Shurmur's fortunes now in the hands of McCoy
What do you think of the Browns hiring Pat Shurmur?
I’ve been asked that question a lot the last few days and I was a bit surprised to discover that I don’t care.
I know nothing about Shurmur. I have no idea how he will project to being as a head coach.
And frankly what I think means nothing. It wasn’t a hiring that will excite the fan base, but seriously what the fan base thinks of a head coach hiring should mean nothing as well.
I’ve heard people say you have to trust Mike Holmgren. I suppose, but how many times have I heard someone in the Browns front office say, “We have to get this right. We can’t afford to do this again.”
But that really isn’t true, is it?
Browns fans are still going to go the games. Browns fans are still going to watch on TV. The Browns can get it wrong again and again and again and they are still going to make money. Randy Lerner is so stinking rich he doesn’t blink at paying people not to work for the Browns anymore.
If you want financial security in life, all you have to do is convince the Browns to hire you, screw up as quickly as you can, and they will pay millions for you to sit at home.
I heard people give examples of coaching hires that didn’t excite the fan base and how great they turned out, including names like John Harbaugh, Mike Smith and Sean Payton. Of course I can counter with Rod Marinelli, Cam Cameron, Scott Linehan and countless more.
In today’s NFL the head coach only means so much. Why are Harbaugh, Smith and Payton successful? I would say Joe Flacco, Matt Ryan and Drew Brees have more to do with the success of their team than the head coaches.
Is Bill Belchick the greatest coach in the NFL because of his defensive genius or because he has Tom Brady?
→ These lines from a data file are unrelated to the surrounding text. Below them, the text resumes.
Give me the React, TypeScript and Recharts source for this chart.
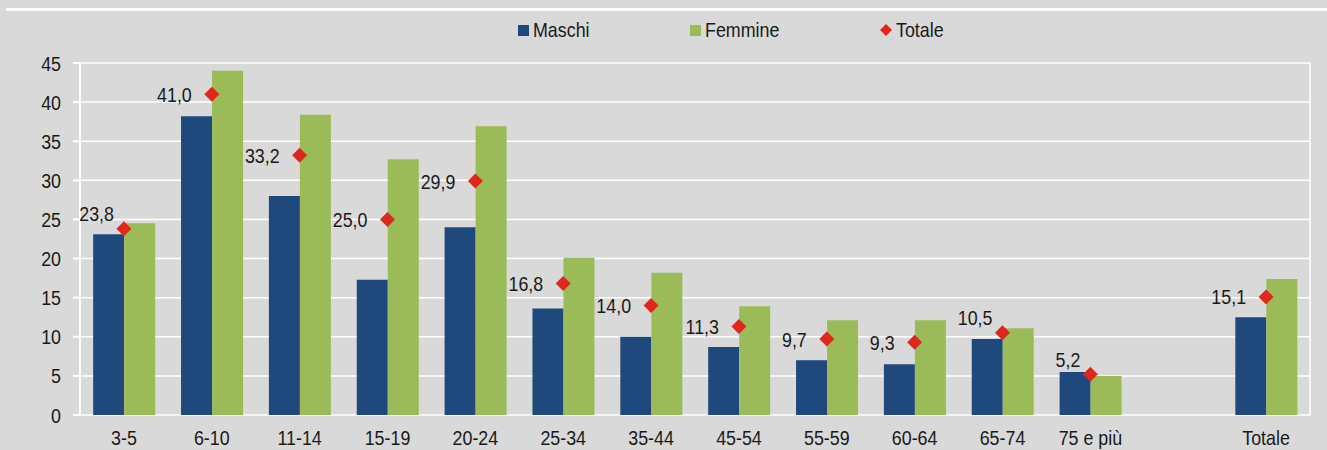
import React from 'react';
import { ComposedChart, Bar, Line, XAxis, YAxis, CartesianGrid, Legend } from 'recharts';

const categories = ['3-5', '6-10', '11-14', '15-19', '20-24', '25-34', '35-44', '45-54', '55-59', '60-64', '65-74', '75 e più', '', 'Totale'];
const maschi: (number | null)[] = [23.1, 38.2, 28.0, 17.3, 24.0, 13.6, 10.0, 8.7, 7.0, 6.5, 9.7, 5.5, null, 12.5];
const femmine: (number | null)[] = [24.5, 44.0, 38.4, 32.7, 36.9, 20.1, 18.2, 13.9, 12.1, 12.1, 11.1, 5.0, null, 17.4];
const totale: (number | null)[] = [23.8, 41.0, 33.2, 25.0, 29.9, 16.8, 14.0, 11.3, 9.7, 9.3, 10.5, 5.2, null, 15.1];
const yTicks = [0, 5, 10, 15, 20, 25, 30, 35, 40, 45];
const boundaryTicks = [0, 1, 2, 3, 4, 5, 6, 7, 8, 9, 10, 11, 12, 13, 14];

const data = categories.map((c, i) => ({ cat: c, maschi: maschi[i], femmine: femmine[i], totale: totale[i] }));

const BLUE = '#1f497d';
const GREEN = '#9bbb59';
const RED = '#e3261b';
const BG = '#d9d9d9';
const TXT = '#1a1a1a';
const FONT = '"Liberation Sans", Arial, sans-serif';
const FS = 21;
const SX = 0.85;

const NarrowText = ({ x, y, anchor, children, baseline }: any) => (
  <text
    transform={`translate(${x},${y}) scale(${SX},1)`}
    textAnchor={anchor}
    dominantBaseline={baseline}
    fontSize={FS}
    fill={TXT}
    fontFamily={FONT}
  >
    {children}
  </text>
);

const YTick = (props: any) => {
  const { x, y, payload } = props;
  return <NarrowText x={x} y={y} anchor="end" baseline="central">{payload.value}</NarrowText>;
};

const XTick = (props: any) => {
  const { x, y, payload } = props;
  return <NarrowText x={x} y={y + 16} anchor="middle" baseline="central">{payload.value}</NarrowText>;
};

const Diamond = (props: any) => {
  const { cx, cy, value, payload } = props;
  if (value == null || cx == null || cy == null) return null;
  const r = 7.5;
  // when the label would sit over the Maschi bar, lift it above-left
  const crowded = payload && payload.maschi != null && value - payload.maschi < 1.5;
  return (
    <g>
      <polygon points={`${cx},${cy - r} ${cx + r},${cy} ${cx},${cy + r} ${cx - r},${cy}`} fill={RED} />
      <NarrowText x={crowded ? cx - 10 : cx - 20} y={crowded ? cy - 15 : cy} anchor="end" baseline="central">
        {value.toFixed(1).replace('.', ',')}
      </NarrowText>
    </g>
  );
};

const LegendContent = () => {
  const item = (marker: React.ReactNode, label: string, width: number) => (
    <div style={{ display: 'flex', alignItems: 'center', width }}>
      {marker}
      <span
        style={{
          marginLeft: 4,
          fontSize: FS,
          lineHeight: '24px',
          color: TXT,
          fontFamily: FONT,
          display: 'inline-block',
          transform: `scaleX(${SX})`,
          transformOrigin: 'left center',
        }}
      >
        {label}
      </span>
    </div>
  );
  return (
    <div style={{ display: 'flex', paddingLeft: 518, height: 24 }}>
      {item(<div style={{ width: 11, height: 11, background: BLUE, flex: 'none' }} />, 'Maschi', 172)}
      {item(<div style={{ width: 11, height: 11, background: GREEN, flex: 'none' }} />, 'Femmine', 190)}
      {item(
        <svg width={12} height={12} style={{ flex: 'none' }}><polygon points="6,0 12,6 6,12 0,6" fill={RED} /></svg>,
        'Totale',
        100
      )}
    </div>
  );
};

export default function App() {
  return (
    <div style={{ position: 'absolute', left: 0, top: 0, width: 1327, height: 450, background: BG }}>
      <div style={{ position: 'absolute', left: 6, top: 8, width: 1321, height: 3, background: '#ffffff' }} />
      <ComposedChart
        width={1327}
        height={450}
        data={data}
        margin={{ top: 39, right: 17, bottom: 0, left: 8 }}
        barCategoryGap="15%"
        barGap={0}
        style={{ fontFamily: FONT }}
      >
        <CartesianGrid stroke="#ffffff" strokeWidth={1.5} xAxisId="b" />
        <XAxis
          xAxisId="b"
          type="number"
          domain={[0, 14]}
          ticks={boundaryTicks}
          tick={false}
          tickSize={6}
          height={0}
          axisLine={{ stroke: '#ffffff', strokeWidth: 2 }}
          tickLine={{ stroke: '#ffffff', strokeWidth: 2 }}
          allowDataOverflow
        />
        <XAxis
          xAxisId="c"
          dataKey="cat"
          axisLine={false}
          tickLine={false}
          tickSize={6}
          tickMargin={0}
          height={35}
          interval={0}
          tick={<XTick />}
        />
        <YAxis
          domain={[0, 45]}
          ticks={yTicks}
          width={72}
          tickSize={7}
          tickMargin={12}
          interval={0}
          axisLine={{ stroke: '#ffffff', strokeWidth: 2 }}
          tickLine={{ stroke: '#ffffff', strokeWidth: 2 }}
          tick={<YTick />}
        />
        <Legend verticalAlign="top" align="left" wrapperStyle={{ top: 18, left: 0, width: 1327 }} content={<LegendContent />} />
        <Bar xAxisId="c" dataKey="maschi" name="Maschi" fill={BLUE} isAnimationActive={false} />
        <Bar xAxisId="c" dataKey="femmine" name="Femmine" fill={GREEN} isAnimationActive={false} />
        <Line xAxisId="c" dataKey="totale" name="Totale" stroke="none" dot={<Diamond />} activeDot={false} isAnimationActive={false} legendType="diamond" />
      </ComposedChart>
    </div>
  );
}
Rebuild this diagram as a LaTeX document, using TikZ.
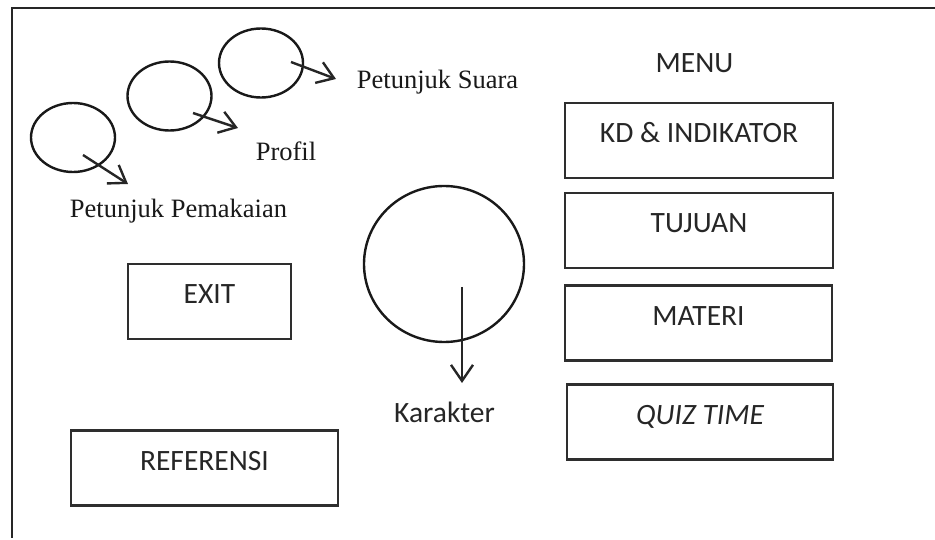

If you have a star quarterback in the NFL you have a chance to win. The success of Shurmur’s coaching career will be tied directly to who starts under center for him.
Shurmur is getting credit for helping Sam Bradford’s development this season for the Rams. While I am sure that was true, it certainly had to help that Bradford was a No. 1 overall draft pick blessed with great athletic abilities.
Colt McCoy is not Bradford.
But Shurmur comes armed with the West Coast Offense, which is supposed to get the most out of McCoy’s natural abilities. If McCoy develops, then Shurmur will keep his job. If McCoy doesn’t, he won’t.
What does interest me some is how Shurmur got the job. While Holmgren is the man who pulled the trigger, one would hope that Tom Heckert’s fingerprints are all over this choice.
Heckert worked with Shurmur when he was in the front office of the Eagles and Shurmur was an assistant coach. If years ago Heckert identified Shurmur as his guy (if he ever got a chance to hire a coach). That would make me a lot more comfortable.
If the two men have a shared vision on the type of players they want in the specific systems they want to run — that can only be good for the Browns.
Good friends working in concert is a good thing, right. Wait, wasn’t that you what we were saying about Eric Mangini and good buddy George Kokinis? Well, at least this time, the general manager picked the coach and not the other way around. The man picking the players should believe in his coach.
However, if Shurmur got hired because he ended up being the only name left on the list (because the big names said no thanks) and even the middle names weren’t interested in franchise with the most players in the NFL over 30 and no history of winning — well then I am not so excited.
Holmgren did not interview nearly as many coaches as he led us to believe. One hopes it is because Shurmur was so convincing and not because no one else was interested in the job.
Either way Shurmur is the new head coach. How long he stays will depend on McCoy.